Here and Away reviewed: Synth&Sequence

Sylvain Lupari from Synth&Sequence gave my latest Caustic Reverie album a review.

“The color of the tones and the soundscapes are separated between good effects of reverberations and synth layers which cuddle depths rather colorful painted by very diversified samplings. The sibylline and psychotronic sides are elements that we remark a little bit better after more than one listening. And contrary to the addicting and delicious rhythm of “End Credits”, “End Credits (Extended)” ends this 20th album from Caustic Reverie with a more ambient and especially more melodious approach. But all in all, Bryn Schurman’s music is constantly evolving between two universes where fright is never too far from a strange paranormal sweetness. A fascinating album which will please the amateurs of a music built in the art to seduce eardrums with an approach clearly bore by a vision for the abstract art.”

Read the whole thing here.

Here and Away review: Chain D.L.K.

Tyran from Chain D.L.K. has written the first review for Here and Away.
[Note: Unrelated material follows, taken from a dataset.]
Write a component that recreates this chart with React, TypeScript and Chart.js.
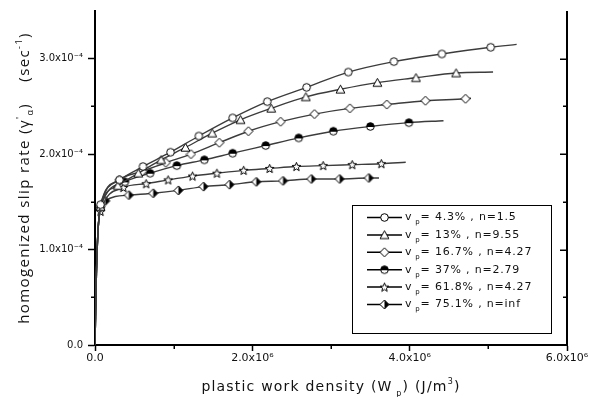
import React, { useEffect, useRef } from "react";
import { Chart, registerables } from "chart.js";
Chart.register(...registerables);

// x in units of 1e6 J/m^3, y in units of 1e-4 1/s
const leadX = [0, 0.008, 0.018, 0.03, 0.045];
const leadY = [0, 0.35, 0.75, 1.05, 1.28];

const labels = [
  "= 4.3% , n=1.5",
  "= 13% , n=9.55",
  "= 16.7% , n=4.27",
  "= 37% , n=2.79",
  "= 61.8% , n=4.27",
  "= 75.1% , n=inf",
];

const circX = [0.07, 0.31, 0.61, 0.96, 1.32, 1.75, 2.19, 2.69, 3.22, 3.8, 4.41, 5.03];
const circY = [1.47, 1.73, 1.87, 2.02, 2.19, 2.38, 2.55, 2.7, 2.86, 2.97, 3.05, 3.12];
const circEnd = [5.36, 3.15];

const triX = [0.07, 0.29, 0.55, 0.84, 1.15, 1.49, 1.85, 2.24, 2.68, 3.12, 3.59, 4.08, 4.59];
const triY = [1.45, 1.67, 1.8, 1.94, 2.07, 2.22, 2.36, 2.48, 2.6, 2.68, 2.75, 2.8, 2.85];
const triEnd = [5.06, 2.86];

const diaX = [0.07, 0.31, 0.6, 0.9, 1.22, 1.58, 1.95, 2.36, 2.79, 3.24, 3.71, 4.2, 4.71];
const diaY = [1.45, 1.73, 1.82, 1.91, 2.0, 2.12, 2.24, 2.34, 2.42, 2.48, 2.52, 2.56, 2.58];
const diaEnd = [4.78, 2.585];

const hcX = [0.07, 0.38, 0.7, 1.04, 1.39, 1.75, 2.17, 2.59, 3.03, 3.5, 3.99];
const hcY = [1.44, 1.71, 1.8, 1.88, 1.94, 2.01, 2.09, 2.17, 2.24, 2.29, 2.33];
const hcEnd = [4.43, 2.35];

const starX = [0.07, 0.36, 0.65, 0.93, 1.24, 1.55, 1.89, 2.22, 2.56, 2.9, 3.27, 3.64];
const starY = [1.4, 1.65, 1.69, 1.73, 1.77, 1.8, 1.83, 1.85, 1.87, 1.88, 1.89, 1.9];
const starEnd = [3.95, 1.915];

const hdX = [0.13, 0.43, 0.74, 1.06, 1.38, 1.71, 2.05, 2.39, 2.75, 3.11, 3.48];
const hdY = [1.51, 1.57, 1.59, 1.62, 1.66, 1.68, 1.71, 1.72, 1.74, 1.74, 1.75];
const hdEnd = [3.61, 1.75];

const xTicks = [0, 2, 4, 6];
const yTicks = [0, 1, 2, 3];

type Pt = { x: number; y: number; m: boolean };

function build(mx: number[], my: number[], end: number[]): Pt[] {
  const pts: Pt[] = [];
  leadX.forEach((x, i) => pts.push({ x: x * 1e6, y: leadY[i] * 1e-4, m: false }));
  mx.forEach((x, i) => pts.push({ x: x * 1e6, y: my[i] * 1e-4, m: true }));
  pts.push({ x: end[0] * 1e6, y: end[1] * 1e-4, m: false });
  return pts;
}

function makeMarker(kind: string): HTMLCanvasElement {
  const s = 11;
  const c = document.createElement("canvas");
  c.width = s;
  c.height = s;
  const g = c.getContext("2d")!;
  const m = 5.5;
  g.lineWidth = 1;
  g.strokeStyle = "#000";
  g.fillStyle = "#fff";
  const path = () => {
    g.beginPath();
    if (kind === "circle" || kind === "halfcircle") {
      g.arc(m, m, 3.8, 0, Math.PI * 2);
    } else if (kind === "triangle") {
      g.moveTo(m, 1.3);
      g.lineTo(9.9, 9.2);
      g.lineTo(1.1, 9.2);
      g.closePath();
    } else if (kind === "diamond" || kind === "halfdiamond") {
      g.moveTo(m, 1);
      g.lineTo(10, m);
      g.lineTo(m, 10);
      g.lineTo(1, m);
      g.closePath();
    } else if (kind === "star") {
      for (let i = 0; i < 10; i++) {
        const r = i % 2 === 0 ? 4.6 : 2.0;
        const a = -Math.PI / 2 + (i * Math.PI) / 5;
        const px = m + r * Math.cos(a);
        const py = m + 0.4 + r * Math.sin(a);
        if (i === 0) g.moveTo(px, py);
        else g.lineTo(px, py);
      }
      g.closePath();
    }
  };
  path();
  g.fill();
  if (kind === "halfcircle" || kind === "halfdiamond") {
    g.save();
    path();
    g.clip();
    g.fillStyle = "#000";
    if (kind === "halfcircle") g.fillRect(0, 0, s, m);
    else g.fillRect(m, 0, s, s);
    g.restore();
  }
  path();
  g.stroke();
  if (kind === "halfcircle") {
    g.beginPath();
    g.moveTo(1.7, m);
    g.lineTo(9.3, m);
    g.stroke();
  }
  return c;
}

type Seg = { t: string; size: number; dy: number };

function drawSegs(
  ctx: CanvasRenderingContext2D,
  segs: Seg[],
  family: string,
  x: number,
  y: number,
  center: boolean,
  spacing: number
) {
  const c: any = ctx;
  c.letterSpacing = spacing + "px";
  let total = 0;
  const widths = segs.map((s) => {
    ctx.font = `${s.size}px "${family}"`;
    const w = ctx.measureText(s.t).width;
    total += w;
    return w;
  });
  let cx = center ? x - total / 2 : x;
  segs.forEach((s, i) => {
    ctx.font = `${s.size}px "${family}"`;
    ctx.fillText(s.t, cx, y + s.dy);
    cx += widths[i];
  });
  c.letterSpacing = "0px";
}

export default function App() {
  const ref = useRef<HTMLCanvasElement>(null);
  useEffect(() => {
    document.body.style.margin = "0";
    const canvas = ref.current!;
    const kinds = ["circle", "triangle", "diamond", "halfcircle", "star", "halfdiamond"];
    const imgs = kinds.map(makeMarker);
    const series = [
      build(circX, circY, circEnd),
      build(triX, triY, triEnd),
      build(diaX, diaY, diaEnd),
      build(hcX, hcY, hcEnd),
      build(starX, starY, starEnd),
      build(hdX, hdY, hdEnd),
    ];

    const extras = {
      id: "extras",
      afterDraw(chart: any) {
        const ctx: CanvasRenderingContext2D = chart.ctx;
        const area = chart.chartArea;
        const xs = chart.scales.x;
        const ys = chart.scales.y;
        ctx.save();
        ctx.strokeStyle = "#000";
        // minor x ticks
        ctx.lineWidth = 1.5;
        [1, 3, 5].forEach((v) => {
          const px = Math.round(xs.getPixelForValue(v * 1e6)) + 0.25;
          ctx.beginPath();
          ctx.moveTo(px, area.bottom);
          ctx.lineTo(px, area.bottom + 4);
          ctx.stroke();
        });
        // minor y ticks (left)
        [0.5, 1.5, 2.5].forEach((v) => {
          const py = Math.round(ys.getPixelForValue(v * 1e-4)) + 0.25;
          ctx.beginPath();
          ctx.moveTo(area.left - 4, py);
          ctx.lineTo(area.left, py);
          ctx.stroke();
        });
        // right axis
        ctx.lineWidth = 2;
        ctx.beginPath();
        ctx.moveTo(area.right, area.top);
        ctx.lineTo(area.right, area.bottom + 1);
        ctx.stroke();
        ctx.lineWidth = 1.5;
        [0.5, 1, 1.5, 2, 2.5, 3].forEach((v) => {
          const py = Math.round(ys.getPixelForValue(v * 1e-4)) + 0.25;
          const len = Number.isInteger(v) ? 7 : 4;
          ctx.beginPath();
          ctx.moveTo(area.right - len, py);
          ctx.lineTo(area.right, py);
          ctx.stroke();
        });

        // axis titles
        ctx.fillStyle = "#111";
        ctx.textBaseline = "alphabetic";
        ctx.textAlign = "left";
        drawSegs(
          ctx,
          [
            { t: "plastic work density (W", size: 14, dy: 0 },
            { t: " p", size: 8, dy: 5 },
            { t: ") (J/m", size: 14, dy: 0 },
            { t: "3", size: 8, dy: -7 },
            { t: ")", size: 14, dy: 0 },
          ],
          "DejaVu Sans",
          (area.left + area.right) / 2,
          391,
          true,
          1.2
        );
        ctx.save();
        ctx.translate(29, (area.top + area.bottom) / 2);
        ctx.rotate(-Math.PI / 2);
        drawSegs(
          ctx,
          [
            { t: "homogenized slip rate (\u03b3", size: 15, dy: 0 },
            { t: "'", size: 9, dy: -6 },
            { t: "\u03b1", size: 9, dy: 4 },
            { t: ")    (sec", size: 15, dy: 0 },
            { t: "-1", size: 9, dy: -7 },
            { t: ")", size: 15, dy: 0 },
          ],
          "Open Sans",
          0,
          0,
          true,
          1.4
        );
        ctx.restore();

        // legend
        ctx.lineWidth = 1;
        ctx.strokeStyle = "#000";
        ctx.strokeRect(352.5, 205.5, 199, 128);
        labels.forEach((lab, i) => {
          const y = 217.5 + i * 17.4;
          ctx.lineWidth = 1.5;
          ctx.beginPath();
          ctx.moveTo(367, y);
          ctx.lineTo(402, y);
          ctx.stroke();
          const im = imgs[i];
          ctx.drawImage(im, 384.5 - im.width / 2, y - im.height / 2);
          ctx.fillStyle = "#111";
          ctx.textBaseline = "middle";
          drawSegs(
            ctx,
            [
              { t: "v", size: 11, dy: 0 },
              { t: " p", size: 7, dy: 5 },
              { t: lab, size: 11, dy: 0 },
            ],
            "DejaVu Sans",
            405,
            y,
            false,
            0.8
          );
        });
        ctx.restore();
      },
    };

    const chart = new Chart(canvas, {
      type: "scatter",
      data: {
        datasets: series.map((pts, i) => ({
          label: labels[i],
          data: pts,
          showLine: true,
          borderColor: "#3c3c3c",
          borderWidth: 1.4,
          cubicInterpolationMode: "monotone" as const,
          pointStyle: imgs[i] as any,
          pointRadius: (c: any) => (c.raw && c.raw.m ? 4 : 0),
          pointHoverRadius: 0,
        })),
      },
      options: {
        animation: false,
        responsive: true,
        maintainAspectRatio: false,
        layout: { padding: { left: 0, right: 34, top: 5, bottom: 0 } },
        plugins: { legend: { display: false }, tooltip: { enabled: false } },
        scales: {
          x: {
            type: "linear",
            min: 0,
            max: 6e6,
            afterFit: (s: any) => {
              s.height = 52;
            },
            afterBuildTicks: (s: any) => {
              s.ticks = xTicks.map((v) => ({ value: v * 1e6 }));
            },
            ticks: {
              padding: 1,
              color: "#111",
              maxRotation: 0,
              font: { family: "DejaVu Sans", size: 11 },
              callback: (v: any) => {
                const n = Number(v) / 1e6;
                return n === 0 ? "0.0" : n.toFixed(1) + "x10\u2076";
              },
            },
            grid: { drawOnChartArea: false, drawTicks: true, tickLength: 6, tickColor: "#000", tickWidth: 1.5 },
            border: { display: true, color: "#000", width: 2 },
          },
          y: {
            type: "linear",
            min: 0,
            max: 3.5e-4,
            afterFit: (s: any) => {
              s.width = 95;
            },
            afterBuildTicks: (s: any) => {
              s.ticks = yTicks.map((v) => ({ value: v * 1e-4 }));
            },
            ticks: {
              padding: 5,
              color: "#111",
              font: { family: "DejaVu Sans", size: 10 },
              callback: (v: any) => {
                const n = Math.round((Number(v) / 1e-4) * 10) / 10;
                return n === 0 ? "0.0" : n.toFixed(1) + "x10\u207b\u2074";
              },
            },
            grid: { drawOnChartArea: false, drawTicks: true, tickLength: 7, tickColor: "#000", tickWidth: 1.5 },
            border: { display: true, color: "#000", width: 2 },
          },
        },
      },
      plugins: [extras],
    });
    return () => chart.destroy();
  }, []);
  return (
    <div style={{ width: 601, height: 397, position: "relative" }}>
      <canvas ref={ref} />
    </div>
  );
}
““Night Trip” sets a tone of contradictory nostalgia, as alluring as it is frightening. Imagine a recurring nightmare you haven’t had since you were a child yet which now pricks at your desire to see it with waking eyes. This is the ouroboros whose songs are documented herein. “Ordered and Filed,” on the other hand, is cloaked in a honeycombed past. With the post-apocalyptic contours of a Tarkovsky wasteland, Schurman manifests the body’s internal mechanisms as destitutions made anthemic by the caress of a distant sun.”

Check it out!

Miscelaneous music updates

Josh and I are working on another batch of songs for Sumptus Ignis but we haven’t decided yet whether this will be an EP or a full-length.

In Caustic Reverie news, the digital re-release campaign continues. So far, I have uploaded Starter House, Decadent Nemesis, Bones of the Earth, Unearthly Sun, The Descending, Remainders, and Mithridatium.